Single Skill: What Makes Engineers Great

In the AI era, where agents generate decent code fast, the idea that great developers just produce more is even harder to defend. Output isn't the differentiator.
When I think about one skill that separates good developers from exceptional ones, it's the ability to discern symptoms from root causes.
Consider a production incident. CPU is overutilized. The instinctive response: we need more resources. Sometimes that's true. But it's a symptom, not a cause.
Let's trace it. You check metrics: CPU spiked at 14:32. What else happened at 14:32? Traffic looks normal. No deployments. But memory usage also climbed—and stayed high. You dig into application metrics. One service is making database calls in a loop. Why? A cache is empty. Why is the cache empty? The cache service restarted at 14:30 after a routine update. It came back healthy, but cold. The first few requests triggered expensive queries that normally never run. Those queries weren't optimized—nobody noticed because the cache always absorbed them. One query had a missing index, causing full table scans.
Why is the CPU overutilized?
└── One service is making excessive database calls
Why is it making excessive database calls?
└── The cache is empty, so every request hits the database
Why is the cache empty?
└── The cache service restarted at 14:30
Why do empty cache requests cause high CPU?
└── The queries aren't optimized (missing index, full table scans)
ROOT CAUSE: Unoptimized query hidden behind cache for months
So, the symptom was CPU overutilization. The trigger was a cache restart. The root cause was an unoptimized query hiding behind a cache for months.
If you stopped at "we need more resources," you'd scale up, the cache would warm, the CPU would drop, and you'd move on. The query would still be there, waiting for the next cold start. You need observability—but observability you actually understand. Observability that leads you to the source, not just confirms the symptom.
In distributed systems, this gets tricky. Failures cascade across services. What you observe is three hops away from where it started. AI can help, but it needs the right framing. Feed it symptoms, and it chases symptoms. Overload the context window too fast, or point it in the wrong direction early, and you've wasted your best debugging partner.
So what is this skill, exactly? For me, it's a blend of deep system understanding—including the business domain—and intuition. Not gut feeling. Intuition as compressed experience. You've seen enough incidents and systems that you recognize patterns before you can articulate why. Malcolm Gladwell explores this in Blink: experts often know something is wrong before they know what.
But intuition has limits. In complex or chaotic systems, the patterns you rely on can mislead you. Confidence becomes a trap. You need awareness of where your mental models break down.
This is what matters in the AI era. AI can be a powerful ally in debugging—it can analyze logs, suggest hypotheses, and trace dependencies. But it follows your lead. If you point it at symptoms, it chases symptoms. If you frame the problem well, it accelerates your investigation tenfold.

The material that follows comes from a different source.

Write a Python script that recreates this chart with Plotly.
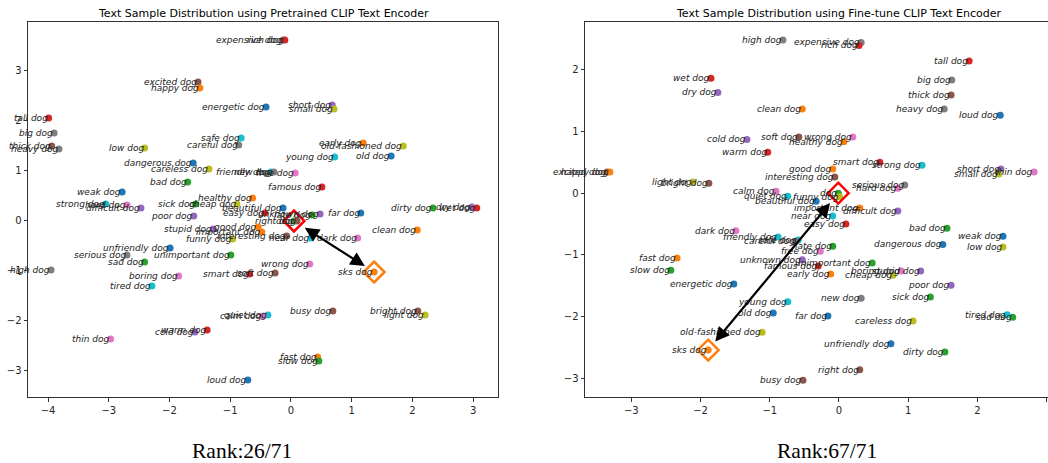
import plotly.graph_objects as go

TAB = {"blue": "#1f77b4", "orange": "#ff7f0e", "green": "#2ca02c", "red": "#d62728",
       "purple": "#9467bd", "brown": "#8c564b", "pink": "#e377c2", "gray": "#7f7f7f",
       "olive": "#bcbd22", "cyan": "#17becf"}

words = ["expensive dog", "rich dog", "excited dog", "happy dog", "energetic dog", "short dog",
         "small dog", "tall dog", "big dog", "thick dog", "heavy dog", "low dog", "safe dog",
         "careful dog", "early dog", "old-fashioned dog", "young dog", "old dog", "dangerous dog",
         "careless dog", "friendly dog", "new dog", "free dog", "famous dog", "weak dog", "bad dog",
         "strong dog", "hard dog", "difficult dog", "sick dog", "cheap dog", "healthy dog",
         "poor dog", "beautiful dog", "easy dog", "late dog", "unknown dog", "dog", "right dog",
         "far dog", "dirty dog", "dry dog", "wet dog", "clean dog", "stupid dog", "important dog",
         "good dog", "interesting dog", "near dog", "funny dog", "dark dog", "unfriendly dog",
         "unimportant dog", "serious dog", "sad dog", "high dog", "boring dog", "tired dog",
         "smart dog", "soft dog", "wrong dog", "sks dog", "busy dog", "bright dog", "light dog",
         "quiet dog", "calm dog", "warm dog", "cold dog", "thin dog", "fast dog", "slow dog",
         "loud dog"]

colors = ["gray", "red", "brown", "orange", "blue", "purple",
          "olive", "red", "gray", "brown", "gray", "olive", "cyan",
          "gray", "orange", "olive", "cyan", "blue", "blue",
          "olive", "cyan", "gray", "pink", "red", "blue", "green",
          "cyan", "pink", "purple", "green", "olive", "orange",
          "purple", "blue", "red", "green", "purple", "green", "brown",
          "blue", "green", "purple", "red", "orange", "purple", "orange",
          "orange", "brown", "cyan", "olive", "pink", "blue",
          "green", "gray", "green", "gray", "pink", "cyan",
          "red", "brown", "pink", "orange", "brown", "brown", "olive",
          "cyan", "pink", "red", "purple", "pink", "orange", "green",
          "blue"]

# Pretrained CLIP embedding (left)
left_x = [-0.13, -0.10, -1.53, -1.50, -0.41, 0.68,
          0.71, -3.99, -3.90, -3.94, -3.82, -2.41, -0.82,
          -0.86, 1.19, 1.85, 0.72, 1.65, -1.61,
          -1.35, -0.33, -0.28, 0.07, 0.51, -2.78, -1.70,
          -3.05, -2.70, -2.47, -1.57, -0.89, -0.63,
          -1.60, -0.13, -0.43, 0.35, 0.48, 0.05, 0.10,
          1.15, 2.34, 2.98, 3.06, 2.08, -1.28, -0.48,
          -0.54, -0.07, 0.33, -0.96, 1.10, -1.99,
          -0.99, -2.70, -2.41, -3.95, -1.85, -2.29,
          -0.68, -0.26, 0.31, 1.37, 0.69, 2.09, 2.21,
          -0.38, -0.46, -1.38, -1.58, -2.97, 0.44, 0.46,
          -0.71]
left_y = [3.60, 3.60, 2.76, 2.64, 2.26, 2.30,
          2.22, 2.04, 1.74, 1.48, 1.42, 1.44, 1.64,
          1.50, 1.54, 1.48, 1.26, 1.28, 1.14,
          1.02, 0.96, 0.96, 0.94, 0.66, 0.56, 0.76,
          0.32, 0.30, 0.24, 0.32, 0.32, 0.44,
          0.08, 0.24, 0.14, 0.10, 0.12, -0.02, -0.02,
          0.14, 0.24, 0.26, 0.24, -0.20, -0.18, -0.24,
          -0.14, -0.32, -0.36, -0.38, -0.36, -0.56,
          -0.70, -0.70, -0.84, -1.00, -1.12, -1.32,
          -1.08, -1.06, -0.88, -1.04, -1.82, -1.82, -1.90,
          -1.90, -1.92, -2.20, -2.24, -2.38, -2.74, -2.82,
          -3.20]

# Fine-tuned CLIP embedding (right)
right_x = [0.32, 0.29, -3.35, -3.31, -1.52, 2.34,
           2.31, 1.88, 1.63, 1.62, 1.52, 2.37, -0.59,
           -0.62, -0.12, -1.11, -0.74, -0.95, 1.50,
           1.07, -0.88, 0.32, -0.27, -0.30, 2.37, 1.56,
           1.20, 0.85, 0.85, 1.32, 0.78, 0.07,
           1.62, -0.33, 0.10, -0.09, -0.53, -0.01, 0.30,
           -0.16, 1.53, -1.75, -1.85, -0.53, 1.18, 0.30,
           -0.09, -0.06, -0.09, 0.01, -1.49, 0.75,
           0.48, 0.95, 2.51, -0.81, 0.90, 2.43,
           0.59, -0.58, 0.20, -1.89, -0.52, -1.88, -2.11,
           -0.74, -0.91, -1.03, -1.33, 2.82, -2.34, -2.43,
           2.33]
right_y = [2.44, 2.39, 0.34, 0.34, -1.47, 0.39,
           0.31, 2.14, 1.83, 1.59, 1.36, -0.87, -0.76,
           -0.78, -1.31, -2.25, -1.76, -1.94, -0.83,
           -2.07, -0.71, -1.70, -0.94, -1.18, -0.70, -0.57,
           0.45, 0.08, -0.29, -1.68, -1.33, 0.83,
           -1.49, -0.13, -0.50, -0.86, -1.08, 0.00, -2.86,
           -1.99, -2.57, 1.63, 1.86, 1.36, -1.26, -0.24,
           0.39, 0.26, -0.37, -0.06, -0.61, -2.44,
           -1.13, 0.13, -2.01, 2.48, -1.26, -1.97,
           0.50, 0.91, 0.91, -2.54, -3.03, 0.16, 0.18,
           -0.05, 0.03, 0.66, 0.87, 0.34, -1.05, -1.25,
           1.26]

panel_titles = ["Text Sample Distribution using Pretrained CLIP Text Encoder",
                "Text Sample Distribution using Fine-tune CLIP Text Encoder"]
ranks = ["Rank:26/71", "Rank:67/71"]
target_word = "dog"
prompt_word = "sks dog"

W, H = 1048, 463
left_dom = [28 / W, 498 / W]
right_dom = [585 / W, 1.0]
y_dom = [66 / H, 441 / H]

fig = go.Figure()
annotations = []
mcolors = [TAB[c] for c in colors]
label_font = dict(family="DejaVu Sans", size=9, color="#222222", style="italic")

for xs, ys, xa, ya in [(left_x, left_y, "x", "y"), (right_x, right_y, "x2", "y2")]:
    for w, x, y in zip(words, xs, ys):
        annotations.append(dict(x=x, y=y, xref=xa, yref=ya, text=w, showarrow=False,
                                xanchor="right", yanchor="middle", xshift=1,
                                font=label_font))
    fig.add_trace(go.Scatter(x=xs, y=ys, mode="markers", xaxis=xa, yaxis=ya,
                             marker=dict(size=7, color=mcolors, line=dict(width=0)),
                             hovertext=words, showlegend=False))
    ti = words.index(target_word)
    si = words.index(prompt_word)
    fig.add_trace(go.Scatter(x=[xs[ti]], y=[ys[ti]], mode="markers", xaxis=xa, yaxis=ya,
                             marker=dict(symbol="diamond-open", size=16, color="#ff0000",
                                         line=dict(width=2.5, color="#ff0000")),
                             showlegend=False))
    fig.add_trace(go.Scatter(x=[xs[si]], y=[ys[si]], mode="markers", xaxis=xa, yaxis=ya,
                             marker=dict(symbol="diamond-open", size=16, color="#ff7f0e",
                                         line=dict(width=2.5, color="#ff7f0e")),
                             showlegend=False))
    annotations.append(dict(x=xs[si], y=ys[si], ax=xs[ti], ay=ys[ti], xref=xa, yref=ya,
                            axref=xa, ayref=ya, text="", showarrow=True,
                            arrowside="end+start", arrowhead=2, startarrowhead=2,
                            arrowsize=1.3, startarrowsize=1.3, arrowwidth=2.2,
                            arrowcolor="black", standoff=11, startstandoff=11))

for t, cx in zip(panel_titles, [263 / W, 839 / W]):
    annotations.append(dict(x=cx, y=(H - 13) / H, xref="paper", yref="paper", text=t,
                            showarrow=False, xanchor="center", yanchor="middle",
                            font=dict(family="DejaVu Sans", size=11, color="black")))
for t, cx in zip(ranks, [242 / W, 827 / W]):
    annotations.append(dict(x=cx, y=(H - 451) / H, xref="paper", yref="paper", text=t,
                            showarrow=False, xanchor="center", yanchor="middle",
                            font=dict(family="Liberation Serif", size=21.5, color="black")))

axis_common = dict(showgrid=False, zeroline=False, showline=True, linecolor="#333",
                   linewidth=1, ticks="outside", ticklen=3.5, tickcolor="#333",
                   tickfont=dict(family="DejaVu Sans", size=10, color="#262626"), dtick=1)

fig.update_layout(
    width=W, height=H, margin=dict(l=0, r=0, t=0, b=0),
    paper_bgcolor="white", plot_bgcolor="white",
    xaxis=dict(domain=left_dom, range=[-4.33, 3.41], mirror=True, anchor="y", **axis_common),
    yaxis=dict(domain=y_dom, range=[-3.54, 3.96], mirror=True, anchor="x", **axis_common),
    xaxis2=dict(domain=right_dom, range=[-3.67, 3.02], mirror=True, anchor="y2", **axis_common),
    yaxis2=dict(domain=y_dom, range=[-3.30, 2.77], mirror=False, anchor="x2", **axis_common),
    annotations=annotations,
)

fig.write_html("out.html", config={"displayModeBar": False},
               post_script="document.body.style.margin='0';document.body.style.overflow='hidden';")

The bottleneck isn't code generation anymore. It's navigation. Knowing what questions to ask. Knowing which logs to pull, which metrics matter, and which rabbit holes to avoid. You need to understand systems back to front—not because AI can't help, but because AI needs a skilled navigator to be useful.
Deep thinkers—people who don't just do things but understand why things work—are more valuable now than ever.